**YOUR OBJECTIVE:** Copy all the data exactly, except the pictures.

**SUPPLIED DATA:**
****************************************

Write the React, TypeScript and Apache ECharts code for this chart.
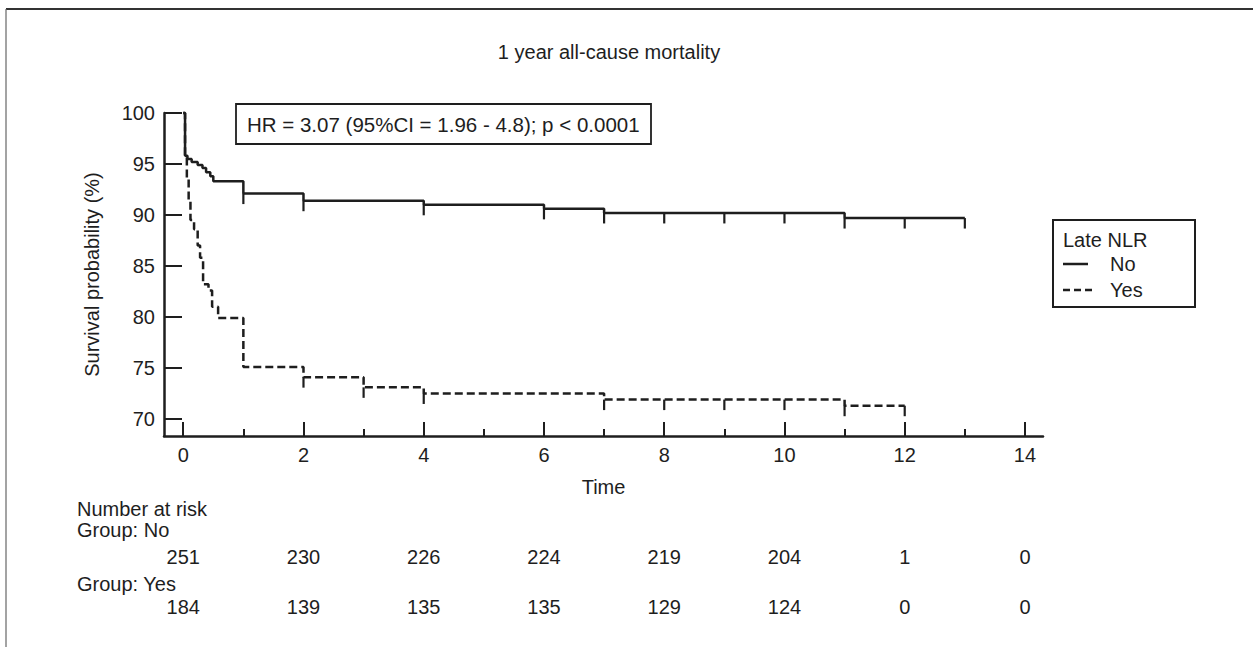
import React, { useEffect, useRef } from "react";
import * as echarts from "echarts";

// Kaplan-Meier step curves (time, survival %)
const timesNo = [0, 0.03, 0.07, 0.14, 0.24, 0.32, 0.38, 0.45, 0.5, 1, 2, 4, 6, 7, 11, 13];
const survNo = [100, 95.8, 95.5, 95.2, 94.9, 94.6, 94.2, 93.8, 93.3, 92.1, 91.4, 91.0, 90.6, 90.2, 89.7, 89.7];

const timesYes = [0, 0.03, 0.06, 0.09, 0.12, 0.18, 0.24, 0.28, 0.33, 0.42, 0.48, 0.58, 1, 2, 3, 4, 7, 11, 12];
const survYes = [100, 95.8, 93.5, 91.3, 89.5, 88.6, 87.0, 85.8, 83.2, 82.6, 81.0, 79.9, 75.1, 74.1, 73.1, 72.5, 71.9, 71.3, 71.3];

// censoring marks (times)
const censorNo = [1, 2, 4, 6, 7, 8, 9, 10, 11, 12, 13];
const censorYes = [2, 3, 4, 7, 8, 9, 10, 11, 12];

// number at risk
const riskTimes = [0, 2, 4, 6, 8, 10, 12, 14];
const riskNo = [251, 230, 226, 224, 219, 204, 1, 0];
const riskYes = [184, 139, 135, 135, 129, 124, 0, 0];

// axis ticks
const xMajorTicks = [0, 2, 4, 6, 8, 10, 12, 14];
const xMinorTicks = [1, 3, 5, 7, 9, 11, 13];
const yTicks = [70, 75, 80, 85, 90, 95, 100];

const groupNames = ["No", "Yes"];

const X_MIN = -0.32;
const X_MAX = 14.3;
const Y_MIN = 68.33;
const Y_MAX = 100;

const INK = "#1e1e1e";
const FONT = "Liberation Sans, Arial, sans-serif";
const DASH = [8, 4];

function stepValue(times: number[], vals: number[], t: number) {
  let v = vals[0];
  for (let i = 0; i < times.length; i++) {
    if (times[i] <= t) v = vals[i];
  }
  return v;
}

export default function App() {
  const ref = useRef<HTMLDivElement>(null);

  useEffect(() => {
    const chart = echarts.init(ref.current as HTMLDivElement, null, { renderer: "svg" });

    const censorRender = (params: any, api: any) => {
      const p = api.coord([api.value(0), api.value(1)]);
      return {
        type: "line",
        shape: { x1: p[0], y1: p[1], x2: p[0], y2: p[1] + 10.5 },
        style: { stroke: INK, lineWidth: 2.2 },
      };
    };

    const riskRender = (rowY: number) => (params: any, api: any) => {
      const p = api.coord([api.value(0), Y_MIN]);
      return {
        type: "text",
        x: p[0],
        y: rowY,
        style: {
          text: String(api.value(1)),
          textAlign: "center",
          textVerticalAlign: "middle",
          fontSize: 20,
          fontFamily: FONT,
          fill: INK,
        },
      };
    };

    const txt = (text: string, x: number, y: number, extra: any = {}) => ({
      type: "text",
      x,
      y,
      style: { text, textVerticalAlign: "middle", fontSize: 20, fontFamily: FONT, fill: INK, ...extra },
    });

    const option: any = {
      animation: false,
      backgroundColor: "#ffffff",
      textStyle: { fontFamily: FONT, color: INK },
      grid: { left: 164, right: 210, top: 113, bottom: 211 },
      xAxis: [
        {
          type: "value",
          min: X_MIN,
          max: X_MAX,
          name: "Time",
          nameLocation: "middle",
          nameGap: 41,
          nameTextStyle: { fontSize: 20, color: INK, fontFamily: FONT },
          axisLine: { show: true, onZero: false, lineStyle: { color: INK, width: 2.5 } },
          axisTick: { show: true, inside: true, length: 14, customValues: xMajorTicks, lineStyle: { color: INK, width: 2 } },
          axisLabel: { customValues: xMajorTicks, margin: 9, fontSize: 20, color: INK, fontFamily: FONT },
          splitLine: { show: false },
        },
        {
          type: "value",
          min: X_MIN,
          max: X_MAX,
          position: "bottom",
          axisLine: { show: false, onZero: false },
          axisTick: { show: true, inside: true, length: 7, customValues: xMinorTicks, lineStyle: { color: INK, width: 2 } },
          axisLabel: { show: false },
          splitLine: { show: false },
        },
      ],
      yAxis: {
        type: "value",
        min: Y_MIN,
        max: Y_MAX,
        name: "Survival probability (%)",
        nameLocation: "middle",
        nameGap: 62,
        nameRotate: 90,
        nameTextStyle: { fontSize: 20, color: INK, fontFamily: FONT },
        axisLine: { show: true, onZero: false, lineStyle: { color: INK, width: 2.5 } },
        axisTick: { show: true, inside: true, length: 18, customValues: yTicks, lineStyle: { color: INK, width: 2 } },
        axisLabel: { customValues: yTicks, margin: 9, fontSize: 20, color: INK, fontFamily: FONT },
        splitLine: { show: false },
      },
      series: [
        {
          name: groupNames[0],
          type: "line",
          step: "end",
          symbol: "none",
          showSymbol: false,
          clip: false,
          data: timesNo.map((t, i) => [t, survNo[i]]),
          lineStyle: { color: INK, width: 2.5, type: "solid" },
          itemStyle: { color: INK },
        },
        {
          name: groupNames[1],
          type: "line",
          step: "end",
          symbol: "none",
          showSymbol: false,
          clip: false,
          data: timesYes.map((t, i) => [t, survYes[i]]),
          lineStyle: { color: INK, width: 2.5, type: DASH },
          itemStyle: { color: INK },
        },
        {
          name: "censor-No",
          type: "custom",
          renderItem: censorRender,
          data: censorNo.map((t) => [t, stepValue(timesNo, survNo, t)]),
        },
        {
          name: "censor-Yes",
          type: "custom",
          renderItem: censorRender,
          data: censorYes.map((t) => [t, stepValue(timesYes, survYes, t)]),
        },
        {
          name: "risk-No",
          type: "custom",
          renderItem: riskRender(557),
          data: riskTimes.map((t, i) => [t, riskNo[i]]),
        },
        {
          name: "risk-Yes",
          type: "custom",
          renderItem: riskRender(607),
          data: riskTimes.map((t, i) => [t, riskYes[i]]),
        },
      ],
      graphic: [
        { type: "line", shape: { x1: 6, y1: 9, x2: 1253, y2: 9 }, style: { stroke: "#333", lineWidth: 2 } },
        { type: "line", shape: { x1: 6, y1: 9, x2: 6, y2: 647 }, style: { stroke: "#666", lineWidth: 1.2 } },
        txt("1 year all-cause mortality", 609, 52, { textAlign: "center" }),
        { type: "rect", shape: { x: 236, y: 104, width: 415, height: 40 }, style: { fill: "#fff", stroke: INK, lineWidth: 1.8 } },
        txt("HR = 3.07 (95%CI = 1.96 - 4.8); p < 0.0001", 247, 124, { fontSize: 20.5 }),
        // legend
        { type: "rect", shape: { x: 1053, y: 220, width: 142, height: 87 }, style: { fill: "#fff", stroke: INK, lineWidth: 2 } },
        txt("Late NLR", 1063, 240),
        { type: "line", shape: { x1: 1063, y1: 264, x2: 1088, y2: 264 }, style: { stroke: INK, lineWidth: 2.5 } },
        txt(groupNames[0], 1110, 264),
        { type: "line", shape: { x1: 1063, y1: 290, x2: 1094, y2: 290 }, style: { stroke: INK, lineWidth: 2.5, lineDash: [7, 4] } },
        txt(groupNames[1], 1110, 290),
        // number at risk headings
        txt("Number at risk", 77, 509),
        txt("Group: " + groupNames[0], 77, 530),
        txt("Group: " + groupNames[1], 77, 584),
      ],
    };

    chart.setOption(option);
    return () => chart.dispose();
  }, []);

  return (
    <div
      ref={ref}
      style={{ position: "absolute", left: 0, top: 0, width: 1253, height: 647, background: "#fff" }}
    />
  );
}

****************************************

**SOLUTION TO THIS TASK:**
Write the React, TypeScript and Apache ECharts code for this chart.
import React, { useEffect, useRef } from "react";
import * as echarts from "echarts";

// Kaplan-Meier step curves (time, survival %)
const timesNo = [0, 0.03, 0.07, 0.14, 0.24, 0.32, 0.38, 0.45, 0.5, 1, 2, 4, 6, 7, 11, 13];
const survNo = [100, 95.8, 95.5, 95.2, 94.9, 94.6, 94.2, 93.8, 93.3, 92.1, 91.4, 91.0, 90.6, 90.2, 89.7, 89.7];

const timesYes = [0, 0.03, 0.06, 0.09, 0.12, 0.18, 0.24, 0.28, 0.33, 0.42, 0.48, 0.58, 1, 2, 3, 4, 7, 11, 12];
const survYes = [100, 95.8, 93.5, 91.3, 89.5, 88.6, 87.0, 85.8, 83.2, 82.6, 81.0, 79.9, 75.1, 74.1, 73.1, 72.5, 71.9, 71.3, 71.3];

// censoring marks (times)
const censorNo = [1, 2, 4, 6, 7, 8, 9, 10, 11, 12, 13];
const censorYes = [2, 3, 4, 7, 8, 9, 10, 11, 12];

// number at risk
const riskTimes = [0, 2, 4, 6, 8, 10, 12, 14];
const riskNo = [251, 230, 226, 224, 219, 204, 1, 0];
const riskYes = [184, 139, 135, 135, 129, 124, 0, 0];

// axis ticks
const xMajorTicks = [0, 2, 4, 6, 8, 10, 12, 14];
const xMinorTicks = [1, 3, 5, 7, 9, 11, 13];
const yTicks = [70, 75, 80, 85, 90, 95, 100];

const groupNames = ["No", "Yes"];

const X_MIN = -0.32;
const X_MAX = 14.3;
const Y_MIN = 68.33;
const Y_MAX = 100;

const INK = "#1e1e1e";
const FONT = "Liberation Sans, Arial, sans-serif";
const DASH = [8, 4];

function stepValue(times: number[], vals: number[], t: number) {
  let v = vals[0];
  for (let i = 0; i < times.length; i++) {
    if (times[i] <= t) v = vals[i];
  }
  return v;
}

export default function App() {
  const ref = useRef<HTMLDivElement>(null);

  useEffect(() => {
    const chart = echarts.init(ref.current as HTMLDivElement, null, { renderer: "svg" });

    const censorRender = (params: any, api: any) => {
      const p = api.coord([api.value(0), api.value(1)]);
      return {
        type: "line",
        shape: { x1: p[0], y1: p[1], x2: p[0], y2: p[1] + 10.5 },
        style: { stroke: INK, lineWidth: 2.2 },
      };
    };

    const riskRender = (rowY: number) => (params: any, api: any) => {
      const p = api.coord([api.value(0), Y_MIN]);
      return {
        type: "text",
        x: p[0],
        y: rowY,
        style: {
          text: String(api.value(1)),
          textAlign: "center",
          textVerticalAlign: "middle",
          fontSize: 20,
          fontFamily: FONT,
          fill: INK,
        },
      };
    };

    const txt = (text: string, x: number, y: number, extra: any = {}) => ({
      type: "text",
      x,
      y,
      style: { text, textVerticalAlign: "middle", fontSize: 20, fontFamily: FONT, fill: INK, ...extra },
    });

    const option: any = {
      animation: false,
      backgroundColor: "#ffffff",
      textStyle: { fontFamily: FONT, color: INK },
      grid: { left: 164, right: 210, top: 113, bottom: 211 },
      xAxis: [
        {
          type: "value",
          min: X_MIN,
          max: X_MAX,
          name: "Time",
          nameLocation: "middle",
          nameGap: 41,
          nameTextStyle: { fontSize: 20, color: INK, fontFamily: FONT },
          axisLine: { show: true, onZero: false, lineStyle: { color: INK, width: 2.5 } },
          axisTick: { show: true, inside: true, length: 14, customValues: xMajorTicks, lineStyle: { color: INK, width: 2 } },
          axisLabel: { customValues: xMajorTicks, margin: 9, fontSize: 20, color: INK, fontFamily: FONT },
          splitLine: { show: false },
        },
        {
          type: "value",
          min: X_MIN,
          max: X_MAX,
          position: "bottom",
          axisLine: { show: false, onZero: false },
          axisTick: { show: true, inside: true, length: 7, customValues: xMinorTicks, lineStyle: { color: INK, width: 2 } },
          axisLabel: { show: false },
          splitLine: { show: false },
        },
      ],
      yAxis: {
        type: "value",
        min: Y_MIN,
        max: Y_MAX,
        name: "Survival probability (%)",
        nameLocation: "middle",
        nameGap: 62,
        nameRotate: 90,
        nameTextStyle: { fontSize: 20, color: INK, fontFamily: FONT },
        axisLine: { show: true, onZero: false, lineStyle: { color: INK, width: 2.5 } },
        axisTick: { show: true, inside: true, length: 18, customValues: yTicks, lineStyle: { color: INK, width: 2 } },
        axisLabel: { customValues: yTicks, margin: 9, fontSize: 20, color: INK, fontFamily: FONT },
        splitLine: { show: false },
      },
      series: [
        {
          name: groupNames[0],
          type: "line",
          step: "end",
          symbol: "none",
          showSymbol: false,
          clip: false,
          data: timesNo.map((t, i) => [t, survNo[i]]),
          lineStyle: { color: INK, width: 2.5, type: "solid" },
          itemStyle: { color: INK },
        },
        {
          name: groupNames[1],
          type: "line",
          step: "end",
          symbol: "none",
          showSymbol: false,
          clip: false,
          data: timesYes.map((t, i) => [t, survYes[i]]),
          lineStyle: { color: INK, width: 2.5, type: DASH },
          itemStyle: { color: INK },
        },
        {
          name: "censor-No",
          type: "custom",
          renderItem: censorRender,
          data: censorNo.map((t) => [t, stepValue(timesNo, survNo, t)]),
        },
        {
          name: "censor-Yes",
          type: "custom",
          renderItem: censorRender,
          data: censorYes.map((t) => [t, stepValue(timesYes, survYes, t)]),
        },
        {
          name: "risk-No",
          type: "custom",
          renderItem: riskRender(557),
          data: riskTimes.map((t, i) => [t, riskNo[i]]),
        },
        {
          name: "risk-Yes",
          type: "custom",
          renderItem: riskRender(607),
          data: riskTimes.map((t, i) => [t, riskYes[i]]),
        },
      ],
      graphic: [
        { type: "line", shape: { x1: 6, y1: 9, x2: 1253, y2: 9 }, style: { stroke: "#333", lineWidth: 2 } },
        { type: "line", shape: { x1: 6, y1: 9, x2: 6, y2: 647 }, style: { stroke: "#666", lineWidth: 1.2 } },
        txt("1 year all-cause mortality", 609, 52, { textAlign: "center" }),
        { type: "rect", shape: { x: 236, y: 104, width: 415, height: 40 }, style: { fill: "#fff", stroke: INK, lineWidth: 1.8 } },
        txt("HR = 3.07 (95%CI = 1.96 - 4.8); p < 0.0001", 247, 124, { fontSize: 20.5 }),
        // legend
        { type: "rect", shape: { x: 1053, y: 220, width: 142, height: 87 }, style: { fill: "#fff", stroke: INK, lineWidth: 2 } },
        txt("Late NLR", 1063, 240),
        { type: "line", shape: { x1: 1063, y1: 264, x2: 1088, y2: 264 }, style: { stroke: INK, lineWidth: 2.5 } },
        txt(groupNames[0], 1110, 264),
        { type: "line", shape: { x1: 1063, y1: 290, x2: 1094, y2: 290 }, style: { stroke: INK, lineWidth: 2.5, lineDash: [7, 4] } },
        txt(groupNames[1], 1110, 290),
        // number at risk headings
        txt("Number at risk", 77, 509),
        txt("Group: " + groupNames[0], 77, 530),
        txt("Group: " + groupNames[1], 77, 584),
      ],
    };

    chart.setOption(option);
    return () => chart.dispose();
  }, []);

  return (
    <div
      ref={ref}
      style={{ position: "absolute", left: 0, top: 0, width: 1253, height: 647, background: "#fff" }}
    />
  );
}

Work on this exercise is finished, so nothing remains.